RAW DATA:
◆ ◆ ◆ ◆ ◆ ◆ ◆

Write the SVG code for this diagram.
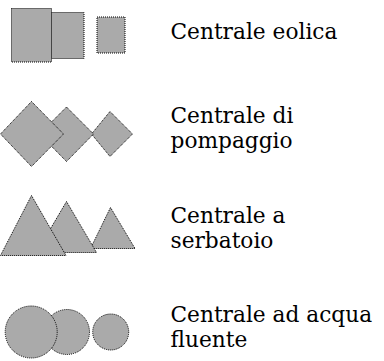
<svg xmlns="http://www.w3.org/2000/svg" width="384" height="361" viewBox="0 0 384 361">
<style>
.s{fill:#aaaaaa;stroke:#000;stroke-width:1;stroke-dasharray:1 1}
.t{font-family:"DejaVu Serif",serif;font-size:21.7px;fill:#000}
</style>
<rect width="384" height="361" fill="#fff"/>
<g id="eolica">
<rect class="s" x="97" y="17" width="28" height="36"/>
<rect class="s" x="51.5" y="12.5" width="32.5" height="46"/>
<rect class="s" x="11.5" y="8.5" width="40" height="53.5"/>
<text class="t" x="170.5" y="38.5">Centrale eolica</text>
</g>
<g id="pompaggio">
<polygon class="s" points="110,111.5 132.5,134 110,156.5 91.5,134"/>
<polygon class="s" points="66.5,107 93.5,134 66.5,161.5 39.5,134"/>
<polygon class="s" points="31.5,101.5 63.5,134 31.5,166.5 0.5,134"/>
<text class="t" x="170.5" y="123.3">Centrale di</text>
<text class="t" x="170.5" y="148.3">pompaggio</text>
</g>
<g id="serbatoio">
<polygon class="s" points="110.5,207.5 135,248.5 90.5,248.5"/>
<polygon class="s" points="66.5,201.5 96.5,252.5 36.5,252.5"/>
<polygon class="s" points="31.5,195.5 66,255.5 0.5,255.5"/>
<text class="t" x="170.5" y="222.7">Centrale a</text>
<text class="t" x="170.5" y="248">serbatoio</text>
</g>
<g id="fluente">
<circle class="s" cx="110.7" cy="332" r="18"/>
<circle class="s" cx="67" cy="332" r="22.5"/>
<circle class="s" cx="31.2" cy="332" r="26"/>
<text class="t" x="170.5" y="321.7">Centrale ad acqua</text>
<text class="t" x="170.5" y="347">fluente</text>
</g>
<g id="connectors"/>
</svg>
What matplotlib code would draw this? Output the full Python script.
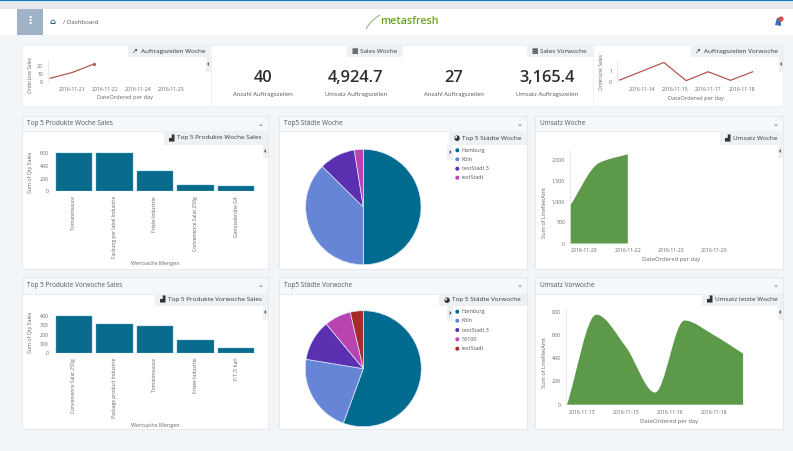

◆ ◆ ◆ ◆ ◆ ◆ ◆

TASK GOAL: Reproduce each record from above exactly; pictures do not belong in the copy.

EXPECTED OUTPUT:
Write the SVG code for this diagram.
<svg xmlns="http://www.w3.org/2000/svg" width="384" height="361" viewBox="0 0 384 361">
<style>
.s{fill:#aaaaaa;stroke:#000;stroke-width:1;stroke-dasharray:1 1}
.t{font-family:"DejaVu Serif",serif;font-size:21.7px;fill:#000}
</style>
<rect width="384" height="361" fill="#fff"/>
<g id="eolica">
<rect class="s" x="97" y="17" width="28" height="36"/>
<rect class="s" x="51.5" y="12.5" width="32.5" height="46"/>
<rect class="s" x="11.5" y="8.5" width="40" height="53.5"/>
<text class="t" x="170.5" y="38.5">Centrale eolica</text>
</g>
<g id="pompaggio">
<polygon class="s" points="110,111.5 132.5,134 110,156.5 91.5,134"/>
<polygon class="s" points="66.5,107 93.5,134 66.5,161.5 39.5,134"/>
<polygon class="s" points="31.5,101.5 63.5,134 31.5,166.5 0.5,134"/>
<text class="t" x="170.5" y="123.3">Centrale di</text>
<text class="t" x="170.5" y="148.3">pompaggio</text>
</g>
<g id="serbatoio">
<polygon class="s" points="110.5,207.5 135,248.5 90.5,248.5"/>
<polygon class="s" points="66.5,201.5 96.5,252.5 36.5,252.5"/>
<polygon class="s" points="31.5,195.5 66,255.5 0.5,255.5"/>
<text class="t" x="170.5" y="222.7">Centrale a</text>
<text class="t" x="170.5" y="248">serbatoio</text>
</g>
<g id="fluente">
<circle class="s" cx="110.7" cy="332" r="18"/>
<circle class="s" cx="67" cy="332" r="22.5"/>
<circle class="s" cx="31.2" cy="332" r="26"/>
<text class="t" x="170.5" y="321.7">Centrale ad acqua</text>
<text class="t" x="170.5" y="347">fluente</text>
</g>
<g id="connectors"/>
</svg>
What matplotlib code would draw this? Output the full Python script.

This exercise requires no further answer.